# What the task requires
Leave out the pictures, then reproduce the rest of the material exactly.

━━━━━ Collected data

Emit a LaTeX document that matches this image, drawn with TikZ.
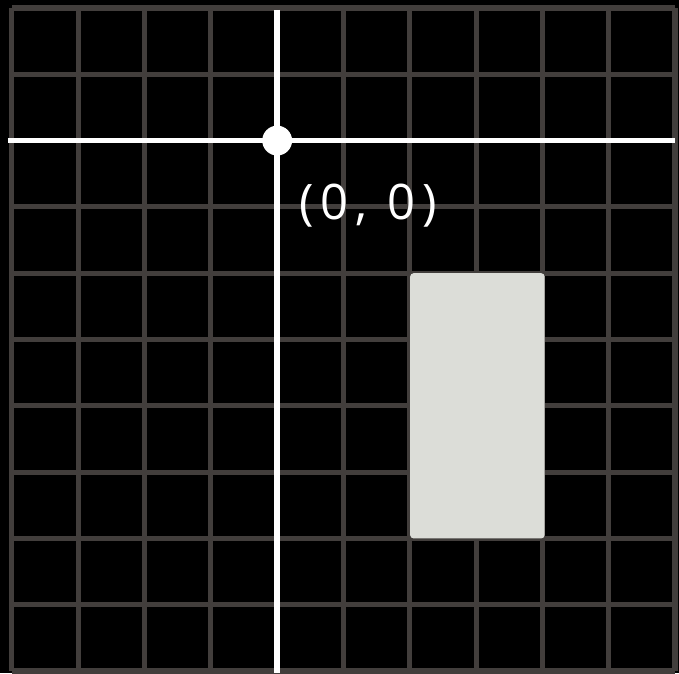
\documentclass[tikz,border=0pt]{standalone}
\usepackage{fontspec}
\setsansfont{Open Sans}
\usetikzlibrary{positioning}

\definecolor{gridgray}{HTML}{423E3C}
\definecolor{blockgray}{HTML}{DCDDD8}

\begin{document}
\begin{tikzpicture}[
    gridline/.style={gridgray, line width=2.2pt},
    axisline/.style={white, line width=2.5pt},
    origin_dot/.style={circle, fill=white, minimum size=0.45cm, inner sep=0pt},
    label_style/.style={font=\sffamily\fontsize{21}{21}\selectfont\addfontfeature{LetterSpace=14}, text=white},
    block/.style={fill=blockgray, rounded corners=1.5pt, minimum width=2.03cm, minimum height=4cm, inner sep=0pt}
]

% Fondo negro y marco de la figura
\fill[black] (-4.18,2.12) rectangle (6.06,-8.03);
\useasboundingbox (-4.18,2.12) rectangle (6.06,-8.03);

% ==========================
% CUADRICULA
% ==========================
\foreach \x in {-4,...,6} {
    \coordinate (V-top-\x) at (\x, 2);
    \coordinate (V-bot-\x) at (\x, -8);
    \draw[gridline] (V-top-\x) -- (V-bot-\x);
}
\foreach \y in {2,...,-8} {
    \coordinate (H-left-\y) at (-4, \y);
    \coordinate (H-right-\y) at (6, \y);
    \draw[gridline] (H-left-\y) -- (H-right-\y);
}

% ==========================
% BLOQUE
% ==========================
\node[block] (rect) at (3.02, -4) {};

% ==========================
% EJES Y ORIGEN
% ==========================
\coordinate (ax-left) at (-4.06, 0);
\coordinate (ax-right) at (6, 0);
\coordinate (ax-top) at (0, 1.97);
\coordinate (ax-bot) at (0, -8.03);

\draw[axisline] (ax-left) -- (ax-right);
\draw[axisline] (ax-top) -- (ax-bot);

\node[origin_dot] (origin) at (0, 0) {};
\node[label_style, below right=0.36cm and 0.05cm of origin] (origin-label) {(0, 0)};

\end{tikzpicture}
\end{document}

━━━━━━━━━━

# Finished task
Emit a LaTeX document that matches this image, drawn with TikZ.
\documentclass[tikz,border=0pt]{standalone}
\usepackage{fontspec}
\setsansfont{Open Sans}
\usetikzlibrary{positioning}

\definecolor{gridgray}{HTML}{423E3C}
\definecolor{blockgray}{HTML}{DCDDD8}

\begin{document}
\begin{tikzpicture}[
    gridline/.style={gridgray, line width=2.2pt},
    axisline/.style={white, line width=2.5pt},
    origin_dot/.style={circle, fill=white, minimum size=0.45cm, inner sep=0pt},
    label_style/.style={font=\sffamily\fontsize{21}{21}\selectfont\addfontfeature{LetterSpace=14}, text=white},
    block/.style={fill=blockgray, rounded corners=1.5pt, minimum width=2.03cm, minimum height=4cm, inner sep=0pt}
]

% Fondo negro y marco de la figura
\fill[black] (-4.18,2.12) rectangle (6.06,-8.03);
\useasboundingbox (-4.18,2.12) rectangle (6.06,-8.03);

% ==========================
% CUADRICULA
% ==========================
\foreach \x in {-4,...,6} {
    \coordinate (V-top-\x) at (\x, 2);
    \coordinate (V-bot-\x) at (\x, -8);
    \draw[gridline] (V-top-\x) -- (V-bot-\x);
}
\foreach \y in {2,...,-8} {
    \coordinate (H-left-\y) at (-4, \y);
    \coordinate (H-right-\y) at (6, \y);
    \draw[gridline] (H-left-\y) -- (H-right-\y);
}

% ==========================
% BLOQUE
% ==========================
\node[block] (rect) at (3.02, -4) {};

% ==========================
% EJES Y ORIGEN
% ==========================
\coordinate (ax-left) at (-4.06, 0);
\coordinate (ax-right) at (6, 0);
\coordinate (ax-top) at (0, 1.97);
\coordinate (ax-bot) at (0, -8.03);

\draw[axisline] (ax-left) -- (ax-right);
\draw[axisline] (ax-top) -- (ax-bot);

\node[origin_dot] (origin) at (0, 0) {};
\node[label_style, below right=0.36cm and 0.05cm of origin] (origin-label) {(0, 0)};

\end{tikzpicture}
\end{document}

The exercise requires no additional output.